Information supplied:
>>

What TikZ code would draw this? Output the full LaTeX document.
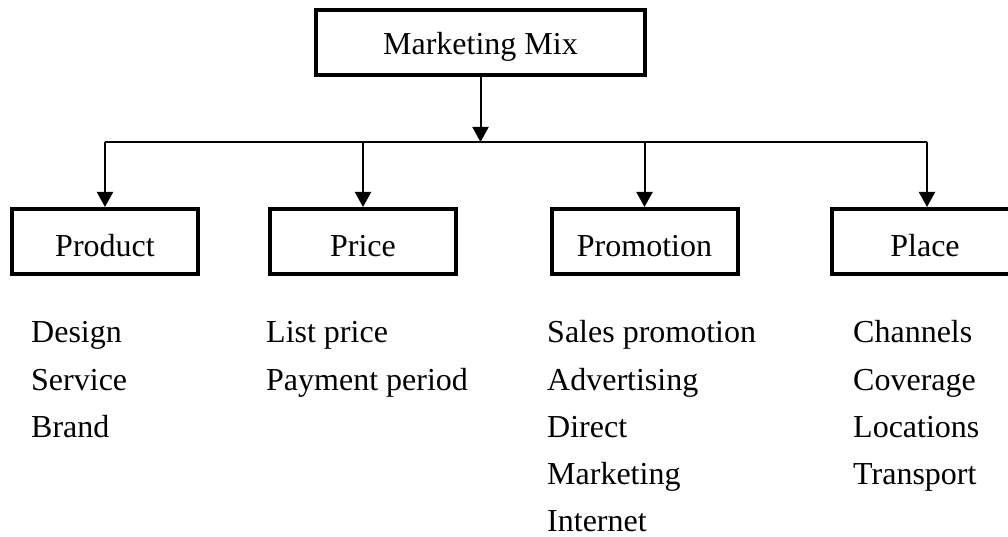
\documentclass[tikz,border=0pt]{standalone}
\usepackage{fontspec}
\setmainfont{Liberation Serif}
\usetikzlibrary{arrows.meta}
\begin{document}
\begin{tikzpicture}[x=1pt,y=-1pt,
  font=\fontsize{32}{38}\selectfont,
  topbox/.style={draw, line width=4pt, inner sep=0pt,
    minimum width=329pt, minimum height=65pt, text height=30pt, text depth=5pt},
  catbox/.style={draw, line width=4pt, inner sep=0pt,
    minimum width=186pt, minimum height=65pt, text height=35pt, text depth=5pt},
  link/.style={line width=2pt},
  arr/.style={link, -{Triangle[length=15pt,width=16pt]}},
  item/.style={anchor=base west, inner sep=0pt}]
\useasboundingbox (0,0) rectangle (1008,537);
\clip (0,0) rectangle (1008,537);

% root and the four categories
\node[topbox] (mix) at (480.5,42.5) {Marketing Mix};
\node[catbox] (product)   at (105,241.5)   {Product};
\node[catbox] (price)     at (363,241.5)   {Price};
\node[catbox] (promotion) at (644.5,241.5) {Promotion};
\node[catbox] (place)     at (925,241.5)   {Place};

% distribution bus
\coordinate (bus) at (480.5,142);
\coordinate (busL) at (105,142);
\coordinate (busR) at (927,142);
\draw[arr] (mix.south) -- (bus);
\draw[link] (busL) -- (busR);
\draw[arr] (busL) -- (product.north);
\draw[arr] (busL -| price.north) -- (price.north);
\draw[arr] (busL -| promotion.north) -- (promotion.north);
\draw[arr] (busR) -- (busR |- place.north);

% item lists
\node[item] (d1) at (31,342.7)   {Design};
\node[item] (d2) at (31,390.0)   {Service};
\node[item] (d3) at (31,437.3)   {Brand};

\node[item] (p1) at (266,342.7)  {List price};
\node[item] (p2) at (266,390.0)  {Payment period};

\node[item] (m1) at (547,342.7)  {Sales promotion};
\node[item] (m2) at (547,390.0)  {Advertising};
\node[item] (m3) at (547,437.3)  {Direct};
\node[item] (m4) at (547,484.6)  {Marketing};
\node[item] (m5) at (547,531.9)  {Internet};

\node[item] (c1) at (853,342.7)  {Channels};
\node[item] (c2) at (853,390.0)  {Coverage};
\node[item] (c3) at (853,437.3)  {Locations};
\node[item] (c4) at (853,484.6)  {Transport};
\end{tikzpicture}
\end{document}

<<

Problem to work on:
Return nothing but the lines running from the start of the data to the line with "(d3) at (31,437.3)", please, both ends included and no pictures.

Output of the task:
What TikZ code would draw this? Output the full LaTeX document.
\documentclass[tikz,border=0pt]{standalone}
\usepackage{fontspec}
\setmainfont{Liberation Serif}
\usetikzlibrary{arrows.meta}
\begin{document}
\begin{tikzpicture}[x=1pt,y=-1pt,
  font=\fontsize{32}{38}\selectfont,
  topbox/.style={draw, line width=4pt, inner sep=0pt,
    minimum width=329pt, minimum height=65pt, text height=30pt, text depth=5pt},
  catbox/.style={draw, line width=4pt, inner sep=0pt,
    minimum width=186pt, minimum height=65pt, text height=35pt, text depth=5pt},
  link/.style={line width=2pt},
  arr/.style={link, -{Triangle[length=15pt,width=16pt]}},
  item/.style={anchor=base west, inner sep=0pt}]
\useasboundingbox (0,0) rectangle (1008,537);
\clip (0,0) rectangle (1008,537);

% root and the four categories
\node[topbox] (mix) at (480.5,42.5) {Marketing Mix};
\node[catbox] (product)   at (105,241.5)   {Product};
\node[catbox] (price)     at (363,241.5)   {Price};
\node[catbox] (promotion) at (644.5,241.5) {Promotion};
\node[catbox] (place)     at (925,241.5)   {Place};

% distribution bus
\coordinate (bus) at (480.5,142);
\coordinate (busL) at (105,142);
\coordinate (busR) at (927,142);
\draw[arr] (mix.south) -- (bus);
\draw[link] (busL) -- (busR);
\draw[arr] (busL) -- (product.north);
\draw[arr] (busL -| price.north) -- (price.north);
\draw[arr] (busL -| promotion.north) -- (promotion.north);
\draw[arr] (busR) -- (busR |- place.north);

% item lists
\node[item] (d1) at (31,342.7)   {Design};
\node[item] (d2) at (31,390.0)   {Service};
\node[item] (d3) at (31,437.3)   {Brand};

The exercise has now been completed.